Roughly speaking, this is a consequence of the closed graph theorem and the duality.

Let ${\rm Lip}(\mathbb R)$ be the Lipschitz space on $\mathbb R$ which defined by $${\rm Lip}(\mathbb R)=\{f\in C(\mathbb{R}):\|f\|_{Lip}:=|f(0)|+\sup_{y\neq y'} \frac{|f(y)-f(y')|}{|y-y'|} <\infty\}.$$

It will be convenient to write $K_y(\cdot)=K(y,\cdot)$.

Consider the integral operator $V: L^q(D)\to \rm{Lip}(\mathbb{R})$ $$Vg(y)=\int_{D} K_y(x)g(x)dx.$$ The condition in your question ensure that $V$ is will defined. By the closed graph theorem, one can show that $V$ is bounded.

The argument is standard, I just point out the following two fact which will be used:

${\rm Lip}(\mathbb{R})$ is a Banach space. Proof

If $f_n$ converges to $f$ in $\rm{Lip}(\mathbb{R})$, then $f_n$ convergens to $f$ pointswise.

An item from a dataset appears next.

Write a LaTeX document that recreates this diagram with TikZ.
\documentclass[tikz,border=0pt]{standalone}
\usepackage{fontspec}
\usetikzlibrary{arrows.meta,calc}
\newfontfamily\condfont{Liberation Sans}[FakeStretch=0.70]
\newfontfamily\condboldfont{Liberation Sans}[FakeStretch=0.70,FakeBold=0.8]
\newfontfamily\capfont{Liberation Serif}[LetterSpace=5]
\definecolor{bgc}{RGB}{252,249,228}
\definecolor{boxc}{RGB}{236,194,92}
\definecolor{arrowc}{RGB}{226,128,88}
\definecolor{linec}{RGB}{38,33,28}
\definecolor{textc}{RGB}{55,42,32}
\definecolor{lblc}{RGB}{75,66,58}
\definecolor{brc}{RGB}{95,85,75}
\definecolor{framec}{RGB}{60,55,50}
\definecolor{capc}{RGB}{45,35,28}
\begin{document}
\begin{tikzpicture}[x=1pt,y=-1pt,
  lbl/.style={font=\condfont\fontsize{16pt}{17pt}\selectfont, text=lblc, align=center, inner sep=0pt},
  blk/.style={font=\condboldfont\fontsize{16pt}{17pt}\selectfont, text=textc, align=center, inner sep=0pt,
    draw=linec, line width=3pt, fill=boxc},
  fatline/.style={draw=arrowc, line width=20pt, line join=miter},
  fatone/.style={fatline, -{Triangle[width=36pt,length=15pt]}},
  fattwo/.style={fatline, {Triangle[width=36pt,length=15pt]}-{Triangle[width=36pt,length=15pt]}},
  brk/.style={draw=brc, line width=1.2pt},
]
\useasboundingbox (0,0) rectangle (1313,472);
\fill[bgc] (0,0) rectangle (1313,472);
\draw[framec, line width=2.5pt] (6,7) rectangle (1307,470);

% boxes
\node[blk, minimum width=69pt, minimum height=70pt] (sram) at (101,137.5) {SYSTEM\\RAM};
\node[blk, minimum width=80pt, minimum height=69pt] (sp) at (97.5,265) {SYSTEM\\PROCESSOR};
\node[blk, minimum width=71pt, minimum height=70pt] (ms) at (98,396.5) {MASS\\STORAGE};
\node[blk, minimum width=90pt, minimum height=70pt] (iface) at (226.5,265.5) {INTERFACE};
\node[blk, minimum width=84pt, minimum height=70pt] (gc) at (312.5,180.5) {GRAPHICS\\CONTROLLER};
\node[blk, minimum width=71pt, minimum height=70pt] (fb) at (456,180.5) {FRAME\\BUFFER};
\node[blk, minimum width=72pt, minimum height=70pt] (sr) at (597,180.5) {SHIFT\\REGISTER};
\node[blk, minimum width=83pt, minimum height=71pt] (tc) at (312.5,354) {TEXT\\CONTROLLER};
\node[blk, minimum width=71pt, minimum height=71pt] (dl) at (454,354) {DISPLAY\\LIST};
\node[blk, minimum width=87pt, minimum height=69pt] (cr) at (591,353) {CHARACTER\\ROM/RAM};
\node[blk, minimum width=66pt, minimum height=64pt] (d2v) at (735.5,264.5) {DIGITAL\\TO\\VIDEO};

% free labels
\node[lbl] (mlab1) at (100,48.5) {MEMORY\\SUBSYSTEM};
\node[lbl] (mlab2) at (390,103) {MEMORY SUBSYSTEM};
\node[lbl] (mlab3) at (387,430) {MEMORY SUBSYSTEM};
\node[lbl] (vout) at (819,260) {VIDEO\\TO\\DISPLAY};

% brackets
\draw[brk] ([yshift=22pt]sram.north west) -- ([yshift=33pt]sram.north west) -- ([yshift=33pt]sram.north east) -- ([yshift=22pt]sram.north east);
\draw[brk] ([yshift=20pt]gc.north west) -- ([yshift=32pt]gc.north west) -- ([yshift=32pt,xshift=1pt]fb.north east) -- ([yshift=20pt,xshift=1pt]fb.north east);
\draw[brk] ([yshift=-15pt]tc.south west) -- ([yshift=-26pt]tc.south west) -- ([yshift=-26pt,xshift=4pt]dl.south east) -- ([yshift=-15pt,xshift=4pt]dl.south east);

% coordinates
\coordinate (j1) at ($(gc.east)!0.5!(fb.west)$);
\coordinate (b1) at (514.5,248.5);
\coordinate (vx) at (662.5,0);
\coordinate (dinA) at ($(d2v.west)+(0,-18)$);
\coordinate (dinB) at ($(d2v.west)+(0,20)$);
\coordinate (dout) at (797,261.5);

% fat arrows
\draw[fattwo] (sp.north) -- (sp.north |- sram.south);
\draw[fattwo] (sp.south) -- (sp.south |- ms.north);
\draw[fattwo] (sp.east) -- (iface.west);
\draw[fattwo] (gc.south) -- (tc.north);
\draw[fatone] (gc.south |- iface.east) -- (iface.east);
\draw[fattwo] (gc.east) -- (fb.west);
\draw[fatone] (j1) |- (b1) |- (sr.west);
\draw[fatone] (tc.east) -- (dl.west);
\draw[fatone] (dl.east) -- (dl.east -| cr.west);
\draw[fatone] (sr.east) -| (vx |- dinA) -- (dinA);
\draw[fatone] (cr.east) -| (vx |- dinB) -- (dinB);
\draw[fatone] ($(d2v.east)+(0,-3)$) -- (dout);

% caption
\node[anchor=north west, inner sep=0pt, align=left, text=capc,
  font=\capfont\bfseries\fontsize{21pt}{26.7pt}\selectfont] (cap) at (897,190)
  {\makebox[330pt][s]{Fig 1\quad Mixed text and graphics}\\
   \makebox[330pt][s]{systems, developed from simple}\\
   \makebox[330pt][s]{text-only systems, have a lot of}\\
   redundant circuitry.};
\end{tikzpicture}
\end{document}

The boundedness of $V$ gives a postive constant $C$, such that $$\sup_{y\neq y'}\frac{|Vg(y)-Vg(y')|}{|y-y'|}\leq |Vg(0)|+\sup_{y\neq y'}\frac{|Vg(y)-Vg(y')|}{|y-y'|}=\|Vg\|_{Lip}\leq C\|g\|_{L^q(D)}.$$ This deduces, for any $y$, $y'\in \mathbb R$ it holds that \begin{align} \bigg|\int_D \big(K_y-K_{y'}\big)g dx\bigg|=\big|Vg(y)-Vg(y')\big| \leq C|y-y'| \cdot \|g\|_{L^q(D)}. \end{align} The proof is finished by the duality:
\begin{align} \|K_y-K_{y'}\|_{L^p}=\sup \big|\int_D \big(K_y-K_{y'}\big)g dx\big|, \end{align} where the supreme is taken over all $g\in L^q(D)$ with norm less that 1.